WESTMINSTER, Colo. — A 16-year-old student set himself on fire in the cafeteria of a high school in a Denver suburb on Monday in front of horrified classmates in what police said was an apparent suicide attempt.

Investigators were examining a note the teenager posted online before the incident at Standley Lake High School in Westminster, Colo., a police spokeswoman said.

The youth suffered burns over 80 percent of his body and was hospitalized in critical condition, according to a police spokeswoman.

The youth, who was not publicly identified, walked into the cafeteria around 7 a.m. He lit himself on fire before a school custodian grabbed a fire extinguisher and quickly doused the flames, police said in a statement.

A teacher who was also in the cafeteria suffered a minor cut to her hand during the incident when she broke glass to get at the extinguisher, police spokeswoman Cheri Spottke said. No one else was hurt.

Details of the incident, including what type of flammable liquid the boy used and how he ignited the fire, were under investigation, Spottke said. But one student told KOA News Radio in Denver that the boy had doused himself with gasoline.

Spottke said the incident apparently unfolded too quickly for bystanders to intervene to stop the self-immolation.

“It was pretty quick, and there wasn’t an opportunity,” she said.

The incident did not appear to be aimed at anyone else, and police were not aware of any threats to the school.

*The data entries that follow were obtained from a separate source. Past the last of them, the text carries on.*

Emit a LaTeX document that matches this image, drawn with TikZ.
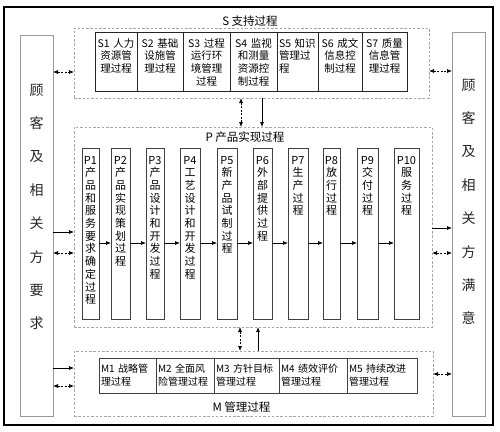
\documentclass[tikz,border=0pt]{standalone}
\usepackage{fontspec}
\setmainfont{Noto Sans CJK SC}
\usetikzlibrary{positioning,arrows.meta}

\begin{document}
\begin{tikzpicture}[x=1pt, y=-1pt, >={Latex[length=5pt,width=4pt]},
    frame/.style={draw=gray!70, dash pattern=on 2.5pt off 1.8pt, line width=0.8pt, inner sep=0pt, outer sep=0pt},
    side/.style={draw=gray!80, line width=0.8pt, inner sep=2pt, outer sep=0pt, text width=29pt, align=center, font=\fontsize{14}{33.4}\selectfont, text=black!85},
    sbox/.style={draw=black!85, line width=0.7pt, inner sep=2pt, outer sep=0pt, align=center, text height=13pt, text depth=42pt, font=\fontsize{10.5}{12.7}\selectfont},
    pbox/.style={draw=black!75, line width=0.7pt, inner xsep=0pt, inner ysep=2pt, outer sep=0pt, align=center, text height=14pt, text depth=153pt, font=\fontsize{11}{12.7}\selectfont},
    mbox/.style={draw=black!75, line width=0.7pt, minimum height=35pt, inner xsep=2pt, inner ysep=2pt, outer sep=0pt, align=left, font=\fontsize{10}{13}\selectfont},
    title/.style={inner sep=1pt, font=\fontsize{11.5}{13}\selectfont},
    link/.style={->, line width=0.7pt},
    dlink/.style={<->, line width=0.7pt, dash pattern=on 2pt off 1.5pt}]

\useasboundingbox (0,0) rectangle (500,431);

% Outer frame
\node[draw, line width=1.2pt, minimum width=489pt, minimum height=418pt, inner sep=0pt] (outer) at (248.5,216) {};

% Customers and interested parties
\node[side, text height=58pt, text depth=319pt] (lbox) at (36.5,225.5) {顾\\客\\及\\相\\关\\方\\要\\求};
\node[side, text height=56pt, text depth=324pt] (rbox) at (468.5,224) {顾\\客\\及\\相\\关\\方\\满\\意};

% Dashed process groups
\node[frame, minimum width=355pt, minimum height=70pt] (sframe) at (251.5,63) {};
\node[frame, minimum width=358pt, minimum height=200pt] (pframe) at (253,227) {};
\node[frame, minimum width=359pt, minimum height=65pt] (mframe) at (253.5,383.5) {};

\node[title, above=0pt of sframe.north, xshift=-1.5pt] (stitle) {S 支持过程};
\node[title, below=4pt of pframe.north, xshift=-8pt] (ptitle) {P 产品实现过程};
\node[title, above=2pt of mframe.south, xshift=-12pt] (mtitle) {M 管理过程};

% Support processes (top)
\node[sbox, text width=38pt] (s1) at (116,61.5) {S1 人力\\资源管\\理过程};
\node[sbox, text width=42pt, right=0pt of s1] (s2) {S2 基础\\设施管\\理过程};
\node[sbox, text width=43pt, right=0pt of s2] (s3) {S3 过程\\运行环\\境管理\\过程};
\node[sbox, text width=43pt, right=0pt of s3] (s4) {S4 监视\\和测量\\资源控\\制过程};
\node[sbox, text width=37pt, align=left, right=0pt of s4] (s5) {S5 知识\\管理过\\程};
\node[sbox, text width=40pt, right=0pt of s5] (s6) {S6 成文\\信息控\\制过程};
\node[sbox, text width=41pt, right=0pt of s6] (s7) {S7 质量\\信息管\\理过程};

% Product realization processes (middle)
\node[pbox, text width=17pt] (p1) at (90.5,233.5) {P1\\产\\品\\和\\服\\务\\要\\求\\确\\定\\过\\程};
\node[pbox, text width=19pt, right=12pt of p1] (p2) {P2\\产\\品\\实\\现\\策\\划\\过\\程};
\node[pbox, text width=18pt, right=16pt of p2] (p3) {P3\\产\\品\\设\\计\\和\\开\\发\\过\\程};
\node[pbox, text width=20pt, right=16pt of p3] (p4) {P4\\工\\艺\\设\\计\\和\\开\\发\\过\\程};
\node[pbox, text width=20pt, right=17pt of p4] (p5) {P5\\新\\产\\品\\试\\制\\过\\程};
\node[pbox, text width=19pt, right=16pt of p5] (p6) {P6\\外\\部\\提\\供\\过\\程};
\node[pbox, text width=20pt, right=16pt of p6] (p7) {P7\\生\\产\\过\\程};
\node[pbox, text width=17pt, right=15pt of p7] (p8) {P8\\放\\行\\过\\程};
\node[pbox, text width=21pt, right=17pt of p8] (p9) {P9\\交\\付\\过\\程};
\node[pbox, text width=25pt, right=16pt of p9] (p10) {P10\\服\\务\\过\\程};

% Management processes (bottom)
\node[mbox, text width=53pt] (m1) at (127.5,375.5) {M1 战略管\\理过程};
\node[mbox, text width=54pt, right=0pt of m1] (m2) {M2 全面风\\险管理过程};
\node[mbox, text width=61pt, right=0pt of m2] (m3) {M3 方针目标\\管理过程};
\node[mbox, text width=64pt, right=0pt of m3] (m4) {M4 绩效评价\\管理过程};
\node[mbox, text width=66pt, right=0pt of m4] (m5) {M5 持续改进\\管理过程};

% Connections along the realization chain
\draw[link] (p1.east |- 0,243) -- (p2.west |- 0,243);
\draw[link] (p2.east |- 0,243) -- (p3.west |- 0,243);
\draw[link] (p3.east |- 0,243) -- (p4.west |- 0,243);
\draw[link] (p4.east |- 0,243) -- (p5.west |- 0,243);
\draw[link] (p5.east |- 0,243) -- (p6.west |- 0,243);
\draw[link] (p6.east |- 0,243) -- (p7.west |- 0,243);
\draw[link] (p7.east |- 0,243) -- (p8.west |- 0,243);
\draw[link] (p8.east |- 0,243) -- (p9.west |- 0,243);
\draw[link] (p9.east |- 0,243) -- (p10.west |- 0,243);

% Left side
\draw[dlink] (lbox.east |- 0,72) -- (sframe.west |- 0,72);
\draw[link] (lbox.east |- 0,232) -- (pframe.west |- 0,232);
\draw[dlink] (lbox.east |- 0,253) -- (pframe.west |- 0,253);
\draw[link] (lbox.east |- 0,368) -- (mframe.west |- 0,368);
\draw[dlink] (lbox.east |- 0,386) -- (mframe.west |- 0,386);

% Right side
\draw[dlink] (sframe.east |- 0,71) -- (rbox.west |- 0,71);
\draw[link] (pframe.east |- 0,228) -- (rbox.west |- 0,228);
\draw[dlink] (pframe.east |- 0,253) -- (rbox.west |- 0,253);
\draw[dlink] (mframe.east |- 0,374) -- (rbox.west |- 0,374);

% Between the groups
\draw[dlink] (sframe.south -| 241,0) -- (pframe.north -| 241,0);
\draw[link] (sframe.south -| 262,0) -- (pframe.north -| 262,0);
\draw[dlink] (pframe.south -| 240,0) -- (mframe.north -| 240,0);
\draw[link] (mframe.north -| 258,0) -- (pframe.south -| 258,0);

\end{tikzpicture}
\end{document}
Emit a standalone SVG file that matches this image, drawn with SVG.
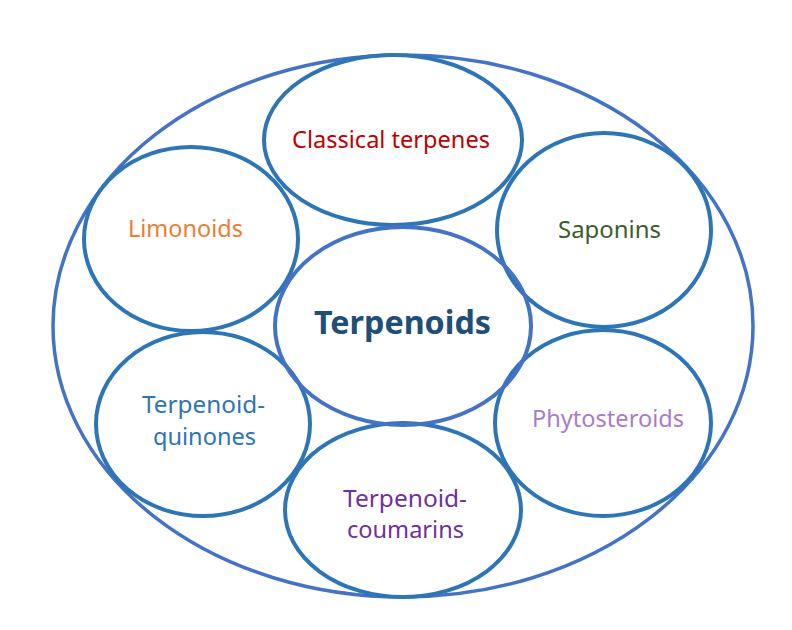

“We’re assuming it was a suicide attempt,” Spottke said, adding that investigators were looking at a message the boy apparently posted to his Facebook page shortly before the incident. She declined to characterize the note.

Several other students were in the cafeteria at the time, and investigators were speaking to some who witnessed the incident, Spottke said.

“It’s pretty traumatic to witness something like this, and we’re going to get them any help they need to get through this incident,” she told reporters at the school.

As a precaution, investigators were conducting a thorough search of the school to confirm that no explosive or incendiary devices were left anywhere in the building.

The Westminster Fire Department said that firefighters arriving at the school were mostly dealing with smoke, and the campus had been evacuated and would remain closed for the day.

Some 1,400 students are enrolled at the high school in Westminster, an upper-middle-class suburb of about 100,000 people on the northwestern edge of Denver that is part of the Jefferson County School District, the largest in the state.

The same district contains Columbine High School, where a pair of students fatally shot 12 classmates and a teacher before killing themselves in a 1999 massacre.

Columbine was the scene of a security lockout last week after authorities received telephone threats against the school. Police later determined the threats were not credible.

Colorado schools have been on edge after an 18-year-old student at another Denver-area campus, Arapahoe High School in Centennial, shot a classmate to death and killed himself with a shotgun in December. Police have said the student gunman in that incident was believed to have been acting in retaliation for discipline he received from the school’s debate team coach.